You Don’t Have To Be Mad To Work Here: A Psychiatrist’s Life – Dr Benji Waterhouse

Published By: Jonathan Cape
Pages: 288
Released On: 16/05/2024

A woman with bipolar flies from America in a wedding dress to marry Harry Styles.
A lorry driver with schizophrenia believes he’s got a cure for coronavirus.
A depressed psychiatrist hides his profession from his GP due to stigma.

Most of the characters in this book are his patients. Some of them are family. One of them is him.

Unlocking the doors to the psych ward, NHS psychiatrist Dr Benji Waterhouse provides a fly-on-the-padded-wall account of medicine’s most mysterious and controversial speciality.

Why would anyone in their right mind choose to be a psychiatrist? Are the solutions to people’s messy lives really within medical school textbooks? And how can vulnerable patients receive the care they need when psychiatry lacks staff, hospital beds and any actual cures?

You Don’t Have to Be Mad to Work Here explores these complicated questions from both sides of the doctor’s desk.

*****

Thanks to NetGalley and Jonathan Cape for the advanced copy of this title in return for an honest review.

I thought this was excellent! If you liked Adam Kay’s humorous medical memoirs, then this should definitely by high up on your list.

I have had therapy on and off for over 15 years, with varying successes, but it’s left me with an interest in psychiatry and this sounded like it would be interesting and good fun.

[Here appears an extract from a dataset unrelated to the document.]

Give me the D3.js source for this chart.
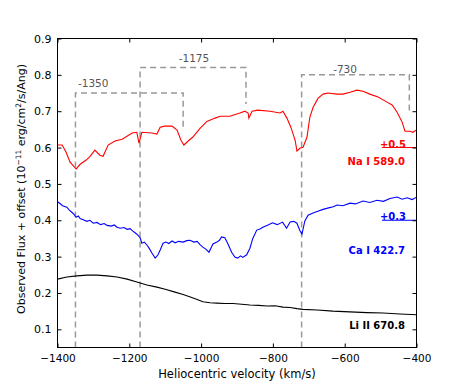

There’s definitely this dark, morbid humour that I think is vital in every medical profession. You find yourself laughing at something, and then feeling mad that you’ve laughed at it. But it’s alright to laugh. As someone with physical and mental problems, I have learned that laughing is good, otherwise I’d just sit here and cry.

Even for someone with mental health difficulties, I am in awe at doctors who specialise in that area. Even with the help there is nowadays, it can be a lot harder to see a mental health illness and so harder to treat, than a physical injury like a broken leg. And the repercussions of getting that treatment wrong can be a lot more serious.

I’m always worried when a book says that all the people, locations, dates, and identifiable information has been changed as I worry how the truth of the matter can be written, and that it would become more fictional than non. But you can see Benji’s experience in this, things I don’t even think the most imaginative author could invent.

I apologise for such a short review; obviously there’s no plot or characters to discuss etc. But put simply, it is a very interesting book, fascinating, but also entertaining. It’s happy and sad, hopeful but despairing. It shows the whole spectrum of mental health and mental illness, and I really would recommend this to anyone who loves medical books, memoirs, humour, or those just wanting a good read.